2022 Edinburgh Fringe

Jim Daly: Why the Fringe needs gentle comedy more than ever this year

Jim Daly. Copyright: Karla Gowlett

I remember I once drove the brilliant Sofie Hagen to a gig in Cardiff about seven years ago. I was doing the middle 15 spot and she was headlining and that's what you do when you're starting out; you drive the headliner to the gig in exchange for stage time and a tiny amount of money that barely covers petrol.

Sofie was the perfect road trip companion; great chat and a great listener, kind and considerate and also offered to contribute some petrol money too, which not a lot of acts did. Anyway, after a few miles on the M4 she said she'd asked around about me before getting in the car with me (something all female acts sadly have to do every time they get in a car to a gig), and she said she'd been told by lots of other comedians that I was "the nicest guy in comedy". This was lovely to hear although I remember thinking "did no-one say funniest?".

Jim Daly. Copyright: Karla Gowlett

Anyway, it was about the same sort of time that someone else said my stand-up style was "gentle comedy". I'm not 100% convinced they meant it as a compliment, but I decided to take it - and what Sofie said - as one. It was a bit of a lightbulb moment. Because that was, and still is, me. Gentle, friendly, silly. Some might say a push-over, including my nearly three-year-old daughter who directed me around the living room this afternoon like Martin Scorcese in her one-man off-beat production of a 38 year-old pretending the sofa was a car that won't be at Edinburgh this year (or ever).

I've always tried to get through life by being nice, by being gentle, by being silly and clearly it comes through in my comedy. And I'm ok with that, because comedy needs to be truthful to who you are. But also because we need gentle, friendly comedy. Arguably more than ever. There will always be a place for raucous, loud, ranty, political, shocking, racy comedy. Sometimes you need to hear a comedian seemingly on the edge pouring their heart out on stage and taking down everyone in their way. There are going to be so many great shows like that at this year's Fringe and they will be brilliant.

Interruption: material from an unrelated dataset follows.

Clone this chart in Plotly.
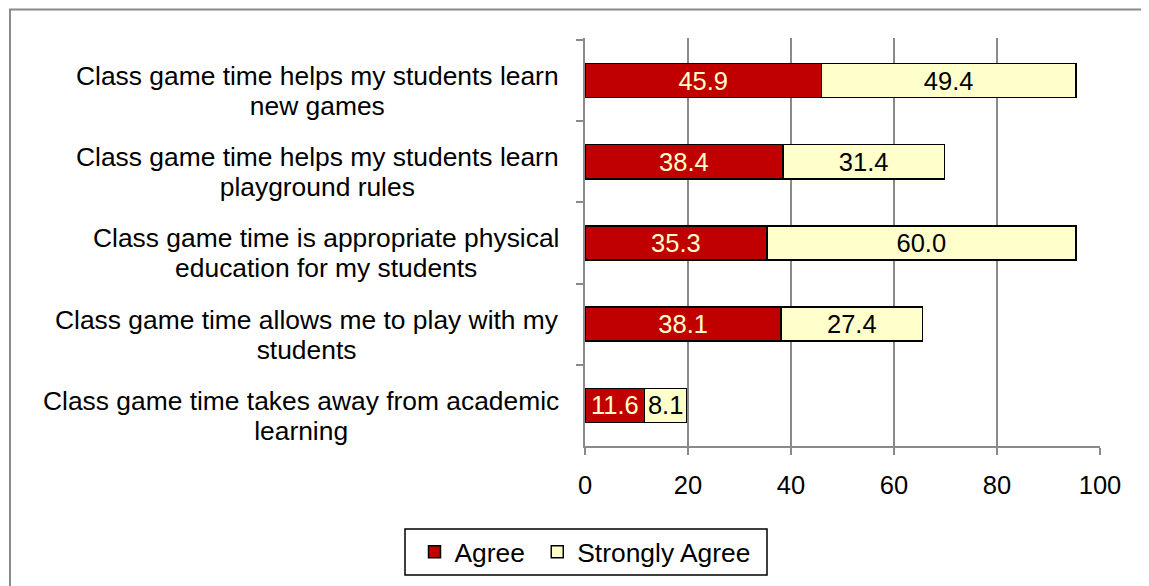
import plotly.graph_objects as go

category_lines = [
    ("Class game time helps my students learn", "new games"),
    ("Class game time helps my students learn", "playground rules"),
    ("Class game time is appropriate physical", "education for my students"),
    ("Class game time allows me to play with my", "students"),
    ("Class game time takes away from academic", "learning"),
]
cat_keys = ["c1", "c2", "c3", "c4", "c5"]
agree = [45.9, 38.4, 35.3, 38.1, 11.6]
strongly_agree = [49.4, 31.4, 60.0, 27.4, 8.1]
x_ticks = [0, 20, 40, 60, 80, 100]

FONT = "Liberation Sans, Arial, sans-serif"
FS = 25.5
CAT_FS = 26.4
LEG_FS = 26.4
GRAY = "#8a8a8a"

fig = go.Figure()
fig.add_trace(go.Bar(
    y=cat_keys, x=agree, orientation="h", name="Agree\u00a0",
    marker=dict(color="#C00000", line=dict(color="black", width=1.5)),
    texttemplate="%{x:.1f}", textposition="inside", insidetextanchor="middle",
    textangle=0, constraintext="none",
    textfont=dict(family=FONT, size=FS, color="#FFFFCC"),
))
fig.add_trace(go.Bar(
    y=cat_keys, x=strongly_agree, orientation="h", name="Strongly Agree",
    marker=dict(color="#FFFFCC", line=dict(color="black", width=1.5)),
    texttemplate="%{x:.1f}", textposition="inside", insidetextanchor="middle",
    textangle=0, constraintext="none",
    textfont=dict(family=FONT, size=FS, color="black"),
))

for key, (l1, l2) in zip(cat_keys, category_lines):
    txt = (f'<span style="font-size:{CAT_FS}px">{l1}</span><br>'
           f'<span style="font-size:{CAT_FS}px">{l2}</span>')
    fig.add_annotation(
        x=0, xref="paper", y=key, yref="y", text=txt, showarrow=False,
        xanchor="right", yanchor="middle", align="center", xshift=-24, yshift=-10.5,
        font=dict(family=FONT, size=23.1, color="black"),
    )

# outer chart border (left and top visible)
fig.add_shape(type="rect", xref="paper", yref="paper",
              x0=(10 - 585) / 515, x1=(1175 - 585) / 515,
              y0=(446 - 620) / 408, y1=(446 - 9.5) / 408,
              line=dict(color=GRAY, width=2), fillcolor="rgba(0,0,0,0)", layer="below")
# legend frame
fig.add_shape(type="rect", xref="paper", yref="paper",
              x0=(405 - 585) / 515, x1=(767 - 585) / 515,
              y0=(446 - 575) / 408, y1=(446 - 529) / 408,
              line=dict(color="black", width=1.5), fillcolor="rgba(0,0,0,0)", layer="above")

fig.update_layout(
    barmode="stack", bargap=0.58,
    width=1149, height=586,
    margin=dict(l=577, r=57, t=30, b=148),
    paper_bgcolor="white", plot_bgcolor="white",
    font=dict(family=FONT, size=FS, color="black"),
    showlegend=True,
    legend=dict(
        orientation="h", xref="container", yref="container",
        x=577 / 1149, xanchor="center", y=1 - 544 / 586, yanchor="middle",
        borderwidth=0, bgcolor="rgba(0,0,0,0)",
        font=dict(family=FONT, size=LEG_FS, color="black"),
        traceorder="normal", itemwidth=30,
    ),
    xaxis=dict(
        range=[0, 100], tickvals=x_ticks, showgrid=True, gridcolor=GRAY, gridwidth=2,
        showline=True, linecolor=GRAY, linewidth=2,
        ticks="outside", ticklen=7, tickwidth=2, tickcolor=GRAY,
        ticklabelstandoff=8,
        zeroline=False, tickfont=dict(family=FONT, size=FS, color="black"),
    ),
    yaxis=dict(
        categoryorder="array", categoryarray=cat_keys, autorange="reversed",
        showticklabels=False, showgrid=False, zeroline=False,
        showline=True, linecolor=GRAY, linewidth=2,
        ticks="outside", ticklen=7, tickwidth=2, tickcolor=GRAY, tickson="boundaries",
    ),
)

fig.write_html("out.html")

But there will be plenty of people going to the Fringe this year who may prefer a show that's gentler, softer, quieter (well, not too quiet, as there will still be laughter). Some people coming to the Fringe may not realise that not all comedy shows have swearing, in fact some acts (like me) try not to have any in their sets

Not all comedy shows have audience members sitting in the front row being picked on. Not all comedy shows have risky subject matters or mother-in-law jokes. (Mine, for example, has a punk song about Bing Bunny from CBeebies and a montage of babies looking hungover while sleeping.)

There are some comedians (like Sofie Hagen) who have made it their mission to set up gigs that are welcome to all and provide gentler, kinder environments. Comedy should be a safe space, not just for the acts but for the audiences too.

Jim Daly. Copyright: Amy Cassidy

Then, when you add in the state of the world at the moment, there's another reason we need gentle comedy this year. It's been a full-on couple of years and there will, of course, be tonnes of hard-hitting shows this year tackling some very serious subjects by some very skilled comedians using comedy to break through some dark parts of life. I can already think of a few who will be putting on shows like this that will probably change your life and leave you with that gut-punch feeling where you need to walk around Edinburgh for a couple of hours afterwards to try and process what you've just seen and learned. Those shows are pivotal to the Fringe and you should 100 percent go and see them.

But as much as we go to live performances to learn and remember, we also go to escape. For every one of those shows that leaves you staring into space, thinking about the state of the world, there are shows like mine that offer an hour's light relief from all the seriousness of the world and the Fringe. Gentle comedy shows are the glass of water on a night out after you've necked a pint.
My daughter is the star of my Edinburgh show. (Well, her and former Republic of Ireland striker Tony Cascarino. You'll have to come along for that one to be explained.) And she's a bit like the Fringe. She is manic, and does everything at 100 miles an hour, she is creative and full of ideas and above all she is very, very funny. But she is also kind, thoughtful, gentle and silly. Plus she loves to boss me about.

The Fringe is all these things and that's what makes it the most beautiful month in the creative calendar. I hope you'll add some gentle comedy shows to your list this year and have a wonderful Fringe. Now I must get back to be ordered about by the tiny Martin Scorcese that lives in my house.